Georgia had the misfortune of embarking on a “Rose Revolution” that entailed a war over repossession of South Ossetia and Abkhazia. A “reformist” president made a foolish decision to launch a small-scale invasion in the hopes that the West would come to his assistance. If there’s anything that should be obvious about recent American-Russian relations, it is that realpolitik is the guiding principle rather than “humanitarian” principles.

One can understand why a young Georgian might long for a machine that can make everything disappear since the tiny republic has neither the economic clout nor the geopolitical importance to make it a worthwhile client state.

Its misfortune was to be distinct religiously, culturally, and ethnically from both the Great Russian power to the North and to the Islamic networks to the South. In the infancy of the Soviet republic, there was a deep commitment to the economic and national rights of a “lesser” people. Ironically, it was the erosion of this commitment that led Lenin to organize opposition to Stalin from his sick bed.

In the early 1920s some Soviet leaders only saw the “chauvinist” side of the Georgian republic that manifested itself during the 2008 war but Lenin warned about going too far and exercising Great Russian domination of the sort that prevailed under the Czar. Georgia, Armenia and Azerbaijan had been cobbled together into a Transcaucasian Soviet Republic, even though the Georgian leaders sought full-member status within the Soviet Union. In July of 1921 Stalin, a Georgian by birth, arrived in Tbilisi to read them the riot act. Sergo Ordzhonikidze, a close ally of Stalin, used his fists on a Georgian leader during a heated argument, something that set off an alarm bell for Lenin.

Shortly before his death, Lenin wrote an article in December 1922 on the Georgian problems that sums up not only the small republic’s bleak future but that of the Soviet experiment as well:

It is said that a united apparatus [a reference to the Transcaucasian entity] was needed. Where did that assurance come from? Did it not come from that same Russian apparatus which, as I pointed out in one of the preceding sections of my diary, we took over from tsarism and slightly anointed with Soviet oil?

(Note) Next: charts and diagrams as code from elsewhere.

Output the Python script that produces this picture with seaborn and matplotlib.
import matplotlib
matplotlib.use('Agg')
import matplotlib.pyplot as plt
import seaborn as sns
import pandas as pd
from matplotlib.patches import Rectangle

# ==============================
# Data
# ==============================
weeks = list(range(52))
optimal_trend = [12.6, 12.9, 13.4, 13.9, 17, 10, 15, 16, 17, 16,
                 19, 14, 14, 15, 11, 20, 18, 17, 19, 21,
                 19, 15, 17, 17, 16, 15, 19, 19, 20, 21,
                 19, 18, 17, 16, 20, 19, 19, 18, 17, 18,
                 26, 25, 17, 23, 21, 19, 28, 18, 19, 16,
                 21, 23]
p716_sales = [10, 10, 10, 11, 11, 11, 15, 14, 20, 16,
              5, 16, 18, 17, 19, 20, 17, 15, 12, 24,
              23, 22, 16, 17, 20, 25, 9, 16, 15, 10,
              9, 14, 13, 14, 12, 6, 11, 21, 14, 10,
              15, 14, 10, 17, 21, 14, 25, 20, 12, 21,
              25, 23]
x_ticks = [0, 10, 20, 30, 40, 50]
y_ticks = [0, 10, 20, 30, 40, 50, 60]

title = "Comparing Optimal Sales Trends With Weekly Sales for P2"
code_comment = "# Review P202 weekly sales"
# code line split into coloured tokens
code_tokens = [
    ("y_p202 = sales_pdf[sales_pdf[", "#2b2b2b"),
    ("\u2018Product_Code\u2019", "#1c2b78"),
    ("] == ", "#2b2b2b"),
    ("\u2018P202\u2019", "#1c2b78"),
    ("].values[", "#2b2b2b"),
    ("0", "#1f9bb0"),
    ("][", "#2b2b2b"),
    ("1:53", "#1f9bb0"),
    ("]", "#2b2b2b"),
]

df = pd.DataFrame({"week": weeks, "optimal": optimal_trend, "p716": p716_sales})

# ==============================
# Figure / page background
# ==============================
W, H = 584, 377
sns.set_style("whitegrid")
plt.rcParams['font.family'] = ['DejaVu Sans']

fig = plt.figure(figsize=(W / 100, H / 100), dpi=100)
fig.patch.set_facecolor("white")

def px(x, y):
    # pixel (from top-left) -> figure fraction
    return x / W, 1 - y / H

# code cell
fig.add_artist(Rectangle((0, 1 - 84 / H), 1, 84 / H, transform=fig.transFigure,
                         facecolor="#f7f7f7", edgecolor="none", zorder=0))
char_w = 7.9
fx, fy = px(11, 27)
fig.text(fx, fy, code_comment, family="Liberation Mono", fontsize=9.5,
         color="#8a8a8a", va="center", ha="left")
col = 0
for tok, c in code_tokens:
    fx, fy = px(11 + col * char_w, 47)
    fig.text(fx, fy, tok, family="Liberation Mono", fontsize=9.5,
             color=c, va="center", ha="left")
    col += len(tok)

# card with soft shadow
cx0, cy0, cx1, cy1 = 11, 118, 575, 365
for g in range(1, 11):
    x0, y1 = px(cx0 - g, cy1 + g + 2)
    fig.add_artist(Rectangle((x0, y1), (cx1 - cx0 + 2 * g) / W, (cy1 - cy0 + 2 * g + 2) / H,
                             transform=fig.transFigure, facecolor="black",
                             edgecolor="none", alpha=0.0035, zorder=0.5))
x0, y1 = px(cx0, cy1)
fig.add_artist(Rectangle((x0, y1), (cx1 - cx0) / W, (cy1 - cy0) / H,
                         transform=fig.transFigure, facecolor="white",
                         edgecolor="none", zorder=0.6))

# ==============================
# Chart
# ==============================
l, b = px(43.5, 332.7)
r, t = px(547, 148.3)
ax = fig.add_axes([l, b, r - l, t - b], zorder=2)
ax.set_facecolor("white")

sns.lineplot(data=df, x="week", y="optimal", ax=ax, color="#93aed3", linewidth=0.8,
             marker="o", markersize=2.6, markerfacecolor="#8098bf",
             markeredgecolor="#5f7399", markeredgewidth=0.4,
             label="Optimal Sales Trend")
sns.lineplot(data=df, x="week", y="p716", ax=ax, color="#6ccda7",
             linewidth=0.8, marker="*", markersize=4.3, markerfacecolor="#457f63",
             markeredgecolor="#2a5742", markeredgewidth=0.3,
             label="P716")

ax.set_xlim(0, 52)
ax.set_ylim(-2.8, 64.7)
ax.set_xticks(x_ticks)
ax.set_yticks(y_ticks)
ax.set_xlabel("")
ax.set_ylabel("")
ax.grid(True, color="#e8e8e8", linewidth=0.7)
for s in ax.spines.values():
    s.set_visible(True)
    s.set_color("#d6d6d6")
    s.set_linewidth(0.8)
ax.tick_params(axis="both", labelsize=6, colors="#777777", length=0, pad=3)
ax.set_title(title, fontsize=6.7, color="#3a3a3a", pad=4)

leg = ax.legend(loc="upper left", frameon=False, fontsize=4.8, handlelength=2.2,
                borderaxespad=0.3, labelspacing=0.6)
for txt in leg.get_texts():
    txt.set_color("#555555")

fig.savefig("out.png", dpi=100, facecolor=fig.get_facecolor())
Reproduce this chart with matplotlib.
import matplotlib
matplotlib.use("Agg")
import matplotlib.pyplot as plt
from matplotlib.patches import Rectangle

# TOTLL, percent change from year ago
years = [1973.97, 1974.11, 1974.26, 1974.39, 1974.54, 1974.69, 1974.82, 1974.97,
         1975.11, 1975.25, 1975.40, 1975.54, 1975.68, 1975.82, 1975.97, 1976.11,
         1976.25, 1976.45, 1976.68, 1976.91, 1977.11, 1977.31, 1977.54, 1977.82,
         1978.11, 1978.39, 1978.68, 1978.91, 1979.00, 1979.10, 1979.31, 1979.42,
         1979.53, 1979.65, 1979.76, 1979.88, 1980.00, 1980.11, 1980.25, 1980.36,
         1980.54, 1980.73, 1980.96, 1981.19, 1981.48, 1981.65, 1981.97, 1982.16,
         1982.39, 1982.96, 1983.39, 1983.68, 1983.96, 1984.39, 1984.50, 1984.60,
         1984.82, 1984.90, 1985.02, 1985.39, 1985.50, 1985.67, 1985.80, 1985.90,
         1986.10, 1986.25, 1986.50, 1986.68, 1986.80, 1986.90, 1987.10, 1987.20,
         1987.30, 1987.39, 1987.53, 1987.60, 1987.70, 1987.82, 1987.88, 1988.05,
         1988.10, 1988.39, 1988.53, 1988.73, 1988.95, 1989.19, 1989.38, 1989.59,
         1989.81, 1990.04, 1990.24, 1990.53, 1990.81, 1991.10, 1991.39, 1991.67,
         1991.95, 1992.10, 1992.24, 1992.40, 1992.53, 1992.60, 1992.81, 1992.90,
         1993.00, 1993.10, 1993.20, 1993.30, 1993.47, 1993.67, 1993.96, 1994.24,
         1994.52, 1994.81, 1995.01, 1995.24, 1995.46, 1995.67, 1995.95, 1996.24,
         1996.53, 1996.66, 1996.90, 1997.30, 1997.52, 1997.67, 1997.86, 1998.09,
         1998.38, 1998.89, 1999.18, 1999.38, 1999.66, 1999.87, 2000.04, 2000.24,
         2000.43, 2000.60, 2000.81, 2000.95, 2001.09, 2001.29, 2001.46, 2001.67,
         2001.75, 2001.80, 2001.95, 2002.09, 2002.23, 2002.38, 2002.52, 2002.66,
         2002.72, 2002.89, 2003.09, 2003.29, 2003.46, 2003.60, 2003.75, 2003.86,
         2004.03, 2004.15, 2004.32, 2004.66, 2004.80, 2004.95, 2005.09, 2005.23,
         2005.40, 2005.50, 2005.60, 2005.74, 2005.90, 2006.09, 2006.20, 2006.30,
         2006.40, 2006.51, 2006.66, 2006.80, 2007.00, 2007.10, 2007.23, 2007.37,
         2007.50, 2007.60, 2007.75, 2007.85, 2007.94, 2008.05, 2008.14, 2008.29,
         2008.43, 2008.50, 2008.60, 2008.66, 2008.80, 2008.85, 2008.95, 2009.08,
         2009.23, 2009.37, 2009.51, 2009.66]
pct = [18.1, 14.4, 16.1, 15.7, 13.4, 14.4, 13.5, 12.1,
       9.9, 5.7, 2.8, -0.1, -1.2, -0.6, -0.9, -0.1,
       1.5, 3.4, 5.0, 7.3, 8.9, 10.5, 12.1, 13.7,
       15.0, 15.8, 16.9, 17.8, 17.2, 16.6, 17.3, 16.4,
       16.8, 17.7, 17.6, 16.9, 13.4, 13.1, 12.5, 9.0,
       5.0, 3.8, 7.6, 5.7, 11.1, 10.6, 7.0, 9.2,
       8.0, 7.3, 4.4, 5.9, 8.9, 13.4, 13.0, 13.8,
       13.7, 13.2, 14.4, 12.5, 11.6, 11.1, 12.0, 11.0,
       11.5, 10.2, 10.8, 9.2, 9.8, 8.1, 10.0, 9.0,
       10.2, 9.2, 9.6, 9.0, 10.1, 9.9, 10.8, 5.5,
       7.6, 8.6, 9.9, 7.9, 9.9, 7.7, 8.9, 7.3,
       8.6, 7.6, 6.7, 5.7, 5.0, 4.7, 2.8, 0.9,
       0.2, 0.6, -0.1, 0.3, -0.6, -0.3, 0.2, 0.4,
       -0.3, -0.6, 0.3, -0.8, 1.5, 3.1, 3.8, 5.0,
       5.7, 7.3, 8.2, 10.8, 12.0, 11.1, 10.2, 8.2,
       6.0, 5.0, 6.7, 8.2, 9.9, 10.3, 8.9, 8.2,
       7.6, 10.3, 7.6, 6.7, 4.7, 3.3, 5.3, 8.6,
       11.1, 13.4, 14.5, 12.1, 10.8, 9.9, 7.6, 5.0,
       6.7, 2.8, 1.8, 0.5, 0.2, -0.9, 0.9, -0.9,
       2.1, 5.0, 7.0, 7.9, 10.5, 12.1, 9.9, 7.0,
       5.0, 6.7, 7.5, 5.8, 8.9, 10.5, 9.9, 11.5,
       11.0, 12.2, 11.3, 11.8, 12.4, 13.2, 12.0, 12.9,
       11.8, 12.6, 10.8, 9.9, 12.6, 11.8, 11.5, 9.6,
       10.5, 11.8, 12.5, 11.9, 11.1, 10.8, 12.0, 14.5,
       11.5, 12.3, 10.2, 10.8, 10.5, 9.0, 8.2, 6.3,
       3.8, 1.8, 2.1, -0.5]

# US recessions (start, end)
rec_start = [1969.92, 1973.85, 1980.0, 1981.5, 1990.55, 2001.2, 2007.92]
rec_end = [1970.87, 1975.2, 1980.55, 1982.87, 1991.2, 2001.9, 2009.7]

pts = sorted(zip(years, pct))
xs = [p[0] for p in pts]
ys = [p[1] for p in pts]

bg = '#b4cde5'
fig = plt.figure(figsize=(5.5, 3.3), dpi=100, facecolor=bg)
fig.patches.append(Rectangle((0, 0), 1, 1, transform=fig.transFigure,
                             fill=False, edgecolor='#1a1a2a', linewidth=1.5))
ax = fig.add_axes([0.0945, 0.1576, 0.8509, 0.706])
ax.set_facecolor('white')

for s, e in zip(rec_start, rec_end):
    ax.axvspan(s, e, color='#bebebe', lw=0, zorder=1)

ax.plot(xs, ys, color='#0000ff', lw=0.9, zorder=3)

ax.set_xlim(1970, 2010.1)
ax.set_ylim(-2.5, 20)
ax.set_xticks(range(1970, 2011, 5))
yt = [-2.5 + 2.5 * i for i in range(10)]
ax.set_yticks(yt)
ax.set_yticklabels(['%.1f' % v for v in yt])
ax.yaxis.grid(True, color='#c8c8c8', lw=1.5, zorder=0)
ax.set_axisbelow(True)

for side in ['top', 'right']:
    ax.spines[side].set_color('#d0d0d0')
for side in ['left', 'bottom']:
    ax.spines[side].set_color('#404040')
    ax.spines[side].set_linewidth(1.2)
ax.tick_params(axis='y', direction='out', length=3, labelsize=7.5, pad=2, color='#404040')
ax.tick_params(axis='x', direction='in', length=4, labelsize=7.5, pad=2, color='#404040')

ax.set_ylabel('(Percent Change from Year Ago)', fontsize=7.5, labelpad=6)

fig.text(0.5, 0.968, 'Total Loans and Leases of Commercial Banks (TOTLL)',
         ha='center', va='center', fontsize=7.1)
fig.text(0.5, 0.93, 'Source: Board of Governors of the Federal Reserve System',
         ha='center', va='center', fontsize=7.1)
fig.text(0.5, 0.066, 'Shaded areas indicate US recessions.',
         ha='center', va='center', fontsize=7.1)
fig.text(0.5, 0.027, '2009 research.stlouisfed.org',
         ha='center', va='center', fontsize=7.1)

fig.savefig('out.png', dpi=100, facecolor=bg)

There is no doubt that that measure should have been delayed somewhat until we could say that we vouched for our apparatus as our own. But now, we must, in all conscience, admit the contrary; the apparatus we call ours is, in fact, still quite alien to us; it is a bourgeois and tsarist hodge-podge and there has been no possibility of getting rid of it in the course of the past five years without the help of other countries and because we have been “busy” most of the time with military engagements and the fight against famine.

Took over from tsarism and slightly anointed with Soviet oil? Truer words were never spoken.